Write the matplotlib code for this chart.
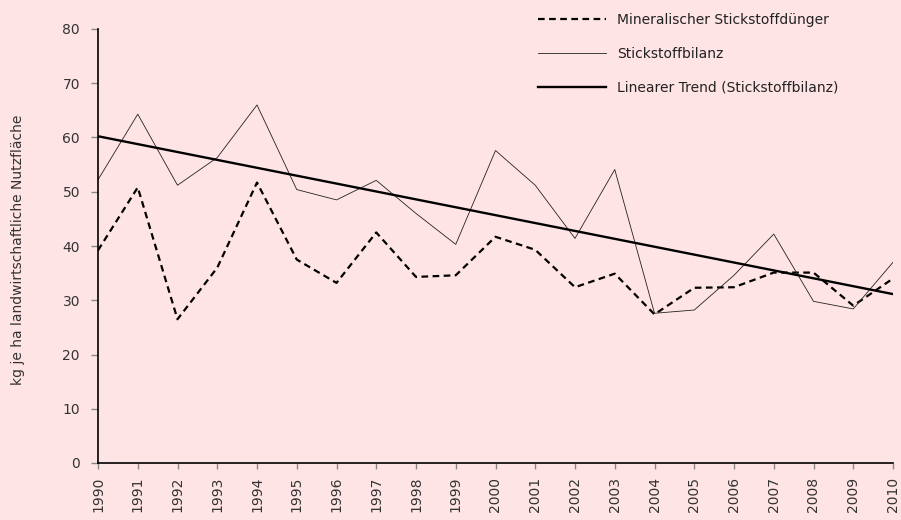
import numpy as np
import matplotlib
matplotlib.use("Agg")
import matplotlib.pyplot as plt

years = list(range(1990, 2011))
mineral = [39.2, 50.8, 26.5, 36.0, 51.7, 37.5, 33.2, 42.5, 34.3, 34.6, 41.7,
           39.3, 32.4, 34.9, 27.4, 32.3, 32.4, 35.1, 35.1, 29.0, 34.0]
bilanz = [52.2, 64.3, 51.2, 56.3, 66.0, 50.4, 48.5, 52.1, 46.0, 40.3, 57.6,
          51.2, 41.4, 54.1, 27.6, 28.2, 34.6, 42.2, 29.8, 28.4, 37.0]
labels = ["Mineralischer Stickstoffdünger", "Stickstoffbilanz",
          "Linearer Trend (Stickstoffbilanz)"]
ylabel = "kg je ha landwirtschaftliche Nutzfläche"

bg = "#FFE4E5"
plt.rcParams['font.family'] = ['DejaVu Sans']

fig = plt.figure(figsize=(9.01, 5.20), dpi=100, facecolor=bg)
ax = fig.add_axes([98/901, 57/520, 795/901, 434/520], facecolor=bg)

x = np.array(years)
coef = np.polyfit(x, np.array(bilanz), 1)
trend = np.polyval(coef, x)

l1, = ax.plot(x, mineral, color="black", lw=1.6, ls=(0, (3, 2)), label=labels[0])
l2, = ax.plot(x, bilanz, color="#222222", lw=0.6, label=labels[1])
l3, = ax.plot(x, trend, color="black", lw=1.7, label=labels[2])

ax.set_xlim(1990, 2010)
ax.set_ylim(0, 80)
ax.set_xticks(years)
ax.set_xticklabels([str(y) for y in years], rotation=90, fontsize=10, color="#333333")
ax.set_yticks(range(0, 81, 10))
ax.tick_params(axis='y', labelsize=10, labelcolor="#333333", color="#888888", length=5, width=1, pad=8)
ax.tick_params(axis='x', color="#888888", length=4, width=1, pad=6)
for s in ["top", "right"]:
    ax.spines[s].set_visible(False)
for s in ["left", "bottom"]:
    ax.spines[s].set_linewidth(1.2)
    ax.spines[s].set_color("black")

fig.text(18/901, 1 - 250/520, ylabel, rotation=90, ha="center", va="center",
         fontsize=10, color="#333333")

leg = fig.legend(handles=[l1, l2, l3], loc="upper left",
                 bbox_to_anchor=(525/901, 1.0), frameon=False,
                 fontsize=10, handlelength=4.9, handletextpad=0.85,
                 labelspacing=1.45, labelcolor="#222222")

fig.savefig("out.png", dpi=100, facecolor=bg)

_____

## WHAT TO WORK ON
Begin at the top of the material above and output each line exactly, stopping after the line that holds "import matplotlib.pyplot as plt". Leave out pictures.

## TASK RESULT
Write the matplotlib code for this chart.
import numpy as np
import matplotlib
matplotlib.use("Agg")
import matplotlib.pyplot as plt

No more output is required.